__What you should do__.
Only the lines from the start of the data below through the line that contains "yticks = [1, 1.2, 1.4, 1.6, 1.8, 2, 2.2]" are to be copied, exactly and without pictures.

----------------------------------------

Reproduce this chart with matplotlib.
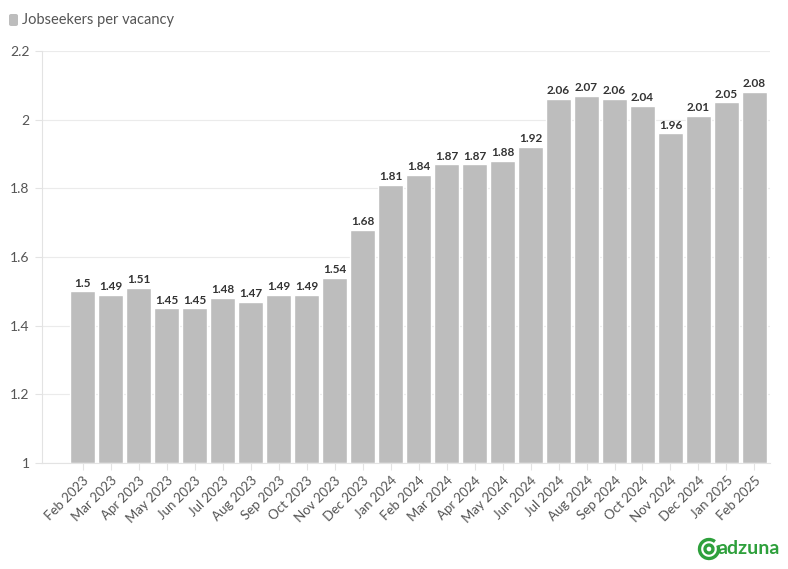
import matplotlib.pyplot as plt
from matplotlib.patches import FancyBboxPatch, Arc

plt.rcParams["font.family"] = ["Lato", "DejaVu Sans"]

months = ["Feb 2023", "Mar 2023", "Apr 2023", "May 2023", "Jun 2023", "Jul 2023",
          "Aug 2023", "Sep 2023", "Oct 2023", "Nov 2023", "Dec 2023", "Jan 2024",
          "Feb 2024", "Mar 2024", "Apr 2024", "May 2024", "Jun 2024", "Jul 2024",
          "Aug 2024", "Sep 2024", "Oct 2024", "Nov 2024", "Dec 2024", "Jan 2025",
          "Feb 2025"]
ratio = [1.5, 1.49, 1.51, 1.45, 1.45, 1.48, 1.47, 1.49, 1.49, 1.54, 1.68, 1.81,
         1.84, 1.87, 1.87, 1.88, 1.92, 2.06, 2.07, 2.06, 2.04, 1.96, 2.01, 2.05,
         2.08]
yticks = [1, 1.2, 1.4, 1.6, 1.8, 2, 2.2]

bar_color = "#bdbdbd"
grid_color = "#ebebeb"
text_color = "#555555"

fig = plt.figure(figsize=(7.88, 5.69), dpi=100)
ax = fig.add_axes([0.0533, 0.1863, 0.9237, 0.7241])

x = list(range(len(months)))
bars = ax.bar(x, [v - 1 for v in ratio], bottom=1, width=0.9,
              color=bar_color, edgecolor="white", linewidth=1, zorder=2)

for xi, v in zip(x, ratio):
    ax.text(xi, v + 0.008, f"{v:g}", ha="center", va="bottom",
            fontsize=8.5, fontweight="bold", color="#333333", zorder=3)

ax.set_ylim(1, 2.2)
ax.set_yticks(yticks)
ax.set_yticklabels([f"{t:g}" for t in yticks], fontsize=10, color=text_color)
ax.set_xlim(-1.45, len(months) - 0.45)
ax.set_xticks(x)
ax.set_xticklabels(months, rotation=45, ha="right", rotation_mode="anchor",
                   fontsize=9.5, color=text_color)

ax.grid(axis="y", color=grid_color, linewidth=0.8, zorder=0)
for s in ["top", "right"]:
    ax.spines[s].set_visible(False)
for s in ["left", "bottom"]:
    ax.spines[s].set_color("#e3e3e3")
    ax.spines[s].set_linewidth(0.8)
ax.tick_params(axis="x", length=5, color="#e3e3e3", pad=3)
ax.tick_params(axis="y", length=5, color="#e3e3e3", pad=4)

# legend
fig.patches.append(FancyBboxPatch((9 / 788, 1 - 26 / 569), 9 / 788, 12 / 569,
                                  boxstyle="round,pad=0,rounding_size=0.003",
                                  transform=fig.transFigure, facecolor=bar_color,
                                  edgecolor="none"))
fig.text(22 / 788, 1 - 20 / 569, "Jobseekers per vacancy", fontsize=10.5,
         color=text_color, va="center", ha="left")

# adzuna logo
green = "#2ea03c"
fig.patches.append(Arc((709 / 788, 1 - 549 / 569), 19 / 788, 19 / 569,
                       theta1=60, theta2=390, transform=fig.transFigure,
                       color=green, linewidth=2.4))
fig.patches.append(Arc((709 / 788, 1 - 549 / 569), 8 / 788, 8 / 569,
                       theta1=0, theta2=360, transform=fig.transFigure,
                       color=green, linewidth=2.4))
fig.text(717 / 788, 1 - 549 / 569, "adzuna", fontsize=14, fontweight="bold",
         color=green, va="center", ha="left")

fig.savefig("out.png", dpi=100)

----------------------------------------

__Answer in full__.
Reproduce this chart with matplotlib.
import matplotlib.pyplot as plt
from matplotlib.patches import FancyBboxPatch, Arc

plt.rcParams["font.family"] = ["Lato", "DejaVu Sans"]

months = ["Feb 2023", "Mar 2023", "Apr 2023", "May 2023", "Jun 2023", "Jul 2023",
          "Aug 2023", "Sep 2023", "Oct 2023", "Nov 2023", "Dec 2023", "Jan 2024",
          "Feb 2024", "Mar 2024", "Apr 2024", "May 2024", "Jun 2024", "Jul 2024",
          "Aug 2024", "Sep 2024", "Oct 2024", "Nov 2024", "Dec 2024", "Jan 2025",
          "Feb 2025"]
ratio = [1.5, 1.49, 1.51, 1.45, 1.45, 1.48, 1.47, 1.49, 1.49, 1.54, 1.68, 1.81,
         1.84, 1.87, 1.87, 1.88, 1.92, 2.06, 2.07, 2.06, 2.04, 1.96, 2.01, 2.05,
         2.08]
yticks = [1, 1.2, 1.4, 1.6, 1.8, 2, 2.2]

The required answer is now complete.